Honestly, The Origami King has expanded what I thought a Mario game could be, which in itself is an extremely Mario thing to do. He raced in Kart, battled in Smash, partied in Party, and played just about every sport under the sun. In this sense, Paper Mario was always about marrying the platformer with more traditional RPG mechanics. But while this new game might have a similar exterior to those that came before it, it’s something very different at its core. Paper Mario: The Origami King isn’t an RPG at all, but rather an adventure game that has more in common with LucasArts classics like Day of the Tentacle, The Secret of Monkey Island, and Grim Fandango.
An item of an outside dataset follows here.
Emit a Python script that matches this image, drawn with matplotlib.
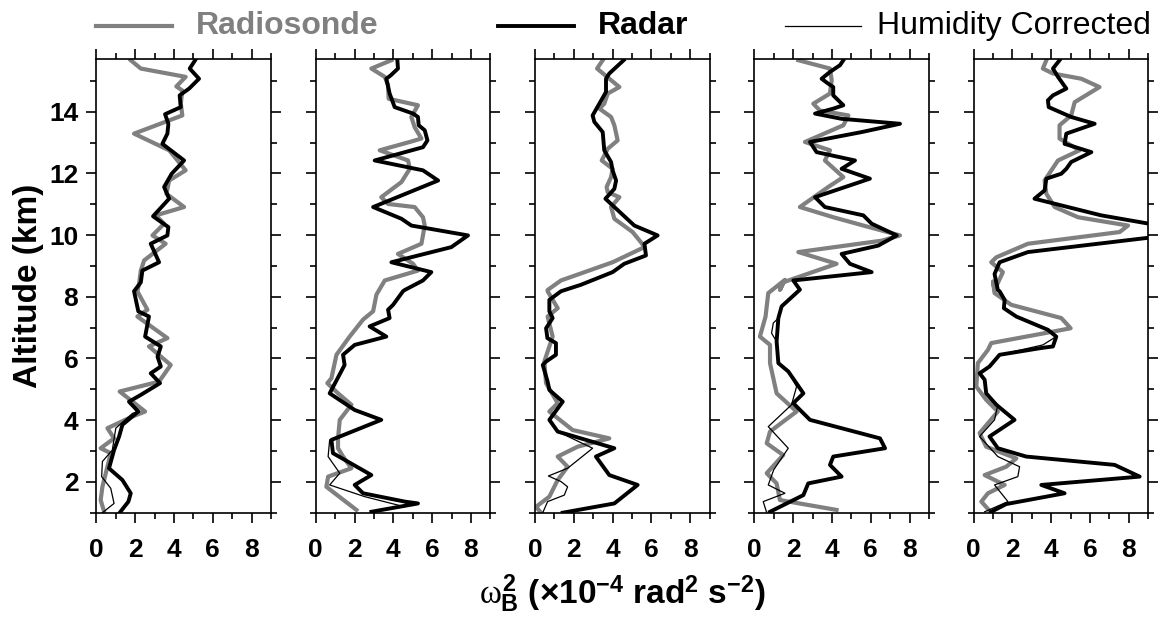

Paper Mario: The Origami King isn’t perfect. The non-boss battles can get a bit tedious, there’s minimal customization, and it lacks any sort of in-depth RPG systems. Which is because it pretty much isn’t one. But what The Origami King lacks in those areas, it more than makes up for in characters, situations, and incredible writing that stand tall among not just its Nintendo peers, but any other game ever made.